Storytelling Enhances Comprehension

The human’s inclination to recognize narrative patterns recalls the brain’s ability to make up a story from a set of incomplete information. The most prominent example is the six-words story, a narrative technique that uses the general concept of telling a story with the absolute minimum of words. Also known as flash fiction, a six-word story can have all of the emotional themes of longer stories: for example, “For sale: baby shoes, never worn“, erroneously attributed to Ernest Hemingway, is a combination of words, that albeit incomplete, can generate an entire narrative in our mind, following the intuition and the brain’s capability to connect invisible dots to make sense. In this context, stories enhance the ability to comprehend complex or incomplete information so that we can share that understanding with others.

“The world cannot be understood without numbers. But the world cannot be understood with numbers alone.”  

 – Hans Rosling, professor and statistician

We Visualise Data.

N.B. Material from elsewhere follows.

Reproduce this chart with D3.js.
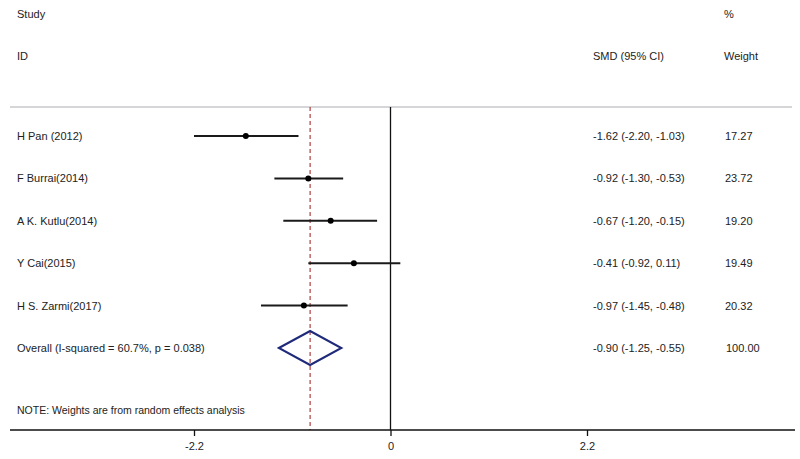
<!DOCTYPE html>
<html>
<head>
<meta charset="utf-8">
<script src="https://cdn.jsdelivr.net/npm/d3@7"></script>
<style>
  body { margin: 0; background: #fff; }
  text { font-family: "Liberation Sans", Arial, sans-serif; fill: #222; }
</style>
</head>
<body>
<div class="chart"></div>
<script>
var w = 800;
var h = 459;

// study data
var studies = ["H Pan (2012)", "F Burrai(2014)", "A K. Kutlu(2014)", "Y Cai(2015)", "H S. Zarmi(2017)"];
var smd = [-1.62, -0.92, -0.67, -0.41, -0.97];
var lower = [-2.20, -1.30, -1.20, -0.92, -1.45];
var upper = [-1.03, -0.53, -0.15, 0.11, -0.48];
var weights = ["17.27", "23.72", "19.20", "19.49", "20.32"];

var overallLabel = "Overall  (I-squared = 60.7%, p = 0.038)";
var overall = { est: -0.90, lo: -1.25, hi: -0.55, weight: "100.00" };

var ticks = [-2.2, 0, 2.2];

var x = d3.scaleLinear().domain([-2.2, 2.2]).range([194, 587]);
var y = d3.scaleLinear().domain([0, 5]).range([136, 348]);

var svg = d3.select(".chart")
    .append("svg")
    .attr("width", w)
    .attr("height", h);

// plain hyphen minus, like the original
function fmt(v) { return d3.format(".2f")(v).replace("\u2212", "-"); }

// header
svg.append("text").attr("x", 17).attr("y", 18).attr("font-size", "11px").text("Study");
svg.append("text").attr("x", 17).attr("y", 60).attr("font-size", "11px").text("ID");
svg.append("text").attr("x", 593).attr("y", 60).attr("font-size", "11px").text("SMD (95% CI)");
svg.append("text").attr("x", 724).attr("y", 18).attr("font-size", "11px").text("%");
svg.append("text").attr("x", 724).attr("y", 60).attr("font-size", "11px").text("Weight");

svg.append("line")
    .attr("x1", 10).attr("x2", 792)
    .attr("y1", 107).attr("y2", 107)
    .attr("stroke", "#c8c8cc").attr("stroke-width", 1.5);

// null line
svg.append("line")
    .attr("x1", x(0)).attr("x2", x(0))
    .attr("y1", 107).attr("y2", 430)
    .attr("stroke", "#111").attr("stroke-width", 1.3);

// overall dashed line
svg.append("line")
    .attr("x1", x(overall.est)).attr("x2", x(overall.est))
    .attr("y1", 107).attr("y2", 430)
    .attr("stroke", "#b04040").attr("stroke-width", 1.2)
    .attr("stroke-dasharray", "4,3");

var rows = studies.map(function(s, i) {
    return { name: s, est: smd[i], lo: lower[i], hi: upper[i], weight: weights[i] };
});

svg.selectAll(".ci")
    .data(rows)
    .enter()
    .append("line")
    .attr("class", "ci")
    .attr("x1", function(d) { return x(d.lo); })
    .attr("x2", function(d) { return x(d.hi); })
    .attr("y1", function(d, i) { return y(i); })
    .attr("y2", function(d, i) { return y(i); })
    .attr("stroke", "#1a1a1a").attr("stroke-width", 2);

svg.selectAll(".pt")
    .data(rows)
    .enter()
    .append("circle")
    .attr("class", "pt")
    .attr("cx", function(d) { return x(d.est); })
    .attr("cy", function(d, i) { return y(i); })
    .attr("r", 3)
    .attr("fill", "#000");

svg.selectAll(".name")
    .data(rows)
    .enter()
    .append("text")
    .attr("class", "name")
    .attr("x", 17)
    .attr("y", function(d, i) { return y(i) + 4; })
    .attr("font-size", "11px")
    .text(function(d) { return d.name; });

svg.selectAll(".est")
    .data(rows)
    .enter()
    .append("text")
    .attr("class", "est")
    .attr("x", 593)
    .attr("y", function(d, i) { return y(i) + 4; })
    .attr("font-size", "11px")
    .text(function(d) { return fmt(d.est) + " (" + fmt(d.lo) + ", " + fmt(d.hi) + ")"; });

svg.selectAll(".wt")
    .data(rows)
    .enter()
    .append("text")
    .attr("class", "wt")
    .attr("x", 725)
    .attr("y", function(d, i) { return y(i) + 4; })
    .attr("font-size", "11px")
    .text(function(d) { return d.weight; });

// overall diamond
var yo = y(5);
svg.append("polygon")
    .attr("points", [
        [x(overall.lo), yo], [x(overall.est), yo - 17],
        [x(overall.hi), yo], [x(overall.est), yo + 17]
    ].join(" "))
    .attr("fill", "none")
    .attr("stroke", "#1f2a7a").attr("stroke-width", 2);

svg.append("text").attr("x", 17).attr("y", yo + 4).attr("font-size", "11px").text(overallLabel);
svg.append("text").attr("x", 593).attr("y", yo + 4).attr("font-size", "11px")
    .text(fmt(overall.est) + " (" + fmt(overall.lo) + ", " + fmt(overall.hi) + ")");
svg.append("text").attr("x", 726).attr("y", yo + 4).attr("font-size", "11px").text(overall.weight);

svg.append("text").attr("x", 17).attr("y", 414).attr("font-size", "10.5px")
    .text("NOTE: Weights are from random effects analysis");

// axis
var axis = d3.axisBottom(x).tickValues(ticks).tickSize(6).tickPadding(6)
    .tickFormat(function(d) { return d === 0 ? "0" : d3.format(".1f")(d).replace("\u2212", "-"); });
var g = svg.append("g").attr("transform", "translate(0,430)").call(axis);
g.select(".domain").remove();
g.selectAll(".tick line").attr("stroke", "#111").attr("stroke-width", 1.3);
g.selectAll(".tick text").attr("font-size", "11px").attr("fill", "#222")
    .attr("font-family", "Liberation Sans, Arial, sans-serif");
svg.append("line")
    .attr("x1", 10).attr("x2", 795)
    .attr("y1", 430).attr("y2", 430)
    .attr("stroke", "#111").attr("stroke-width", 1.5);
</script>
</body>
</html>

We feel Stories

When we receive information, different areas of our brain activate simultaneously. Broca’s area and Wernicke’s area, are responsible for processing the language, analysing information and working to understand meaning. The same applies to data too. When a sender communicates data, the receiver may interpret it according to personal knowledge and exposure to the subject-matter, individual bias, or system of beliefs. When attaching a purposeful narrative to data, we show and don’t tell, using a writing technique in which the story is related through sensory details and actions rather than exposition, and we create a memorable experience that drives actions. Most notably, through stories, the sensorial regions of the brain activate with the processes of language: smell, touch, and movement, contribute to feeling the data story leading the audience to see the insights generated by relevant analytics and an engaging narrative.

Data Stories Amplify Emotional Resonance

When data refers to attributes of human beings or to human units, e.g., poverty or wealth, as opposed to employees or inhabitants, a more profound connection called neuronal decoupling, is established between the data storyteller and the listener. The communication between the two occurs as if it resonated on the same frequency length, creating a more meaningful connection that causes the body to produce oxytocin, the empathy hormone. Similarly, when data leads to dramatic insights, the body produces cortisol, the stress’ hormone confirming how the involvement of emotions happens beyond our rationale. As for data, when we listen or read analytics, the body produces dopamine, a neurotransmitter that plays a role in how we feel pleasure, and which is a significant part of our uniquely human ability to decode the meaning of facts and story.

 

Many valuable insights may suffer if they are not successfully moulded into data stories. Leveraging the power of narrative enables communication to key insights, persuading anecdote-sceptics to engage with the audience. Not only does the lesson emerging from the data story become memorable, but it also leads the listener to make decisions, take action, and drive change to create value.

Data storytelling represents an emerging new field of expertise where art and science converge: a time many have been waiting for.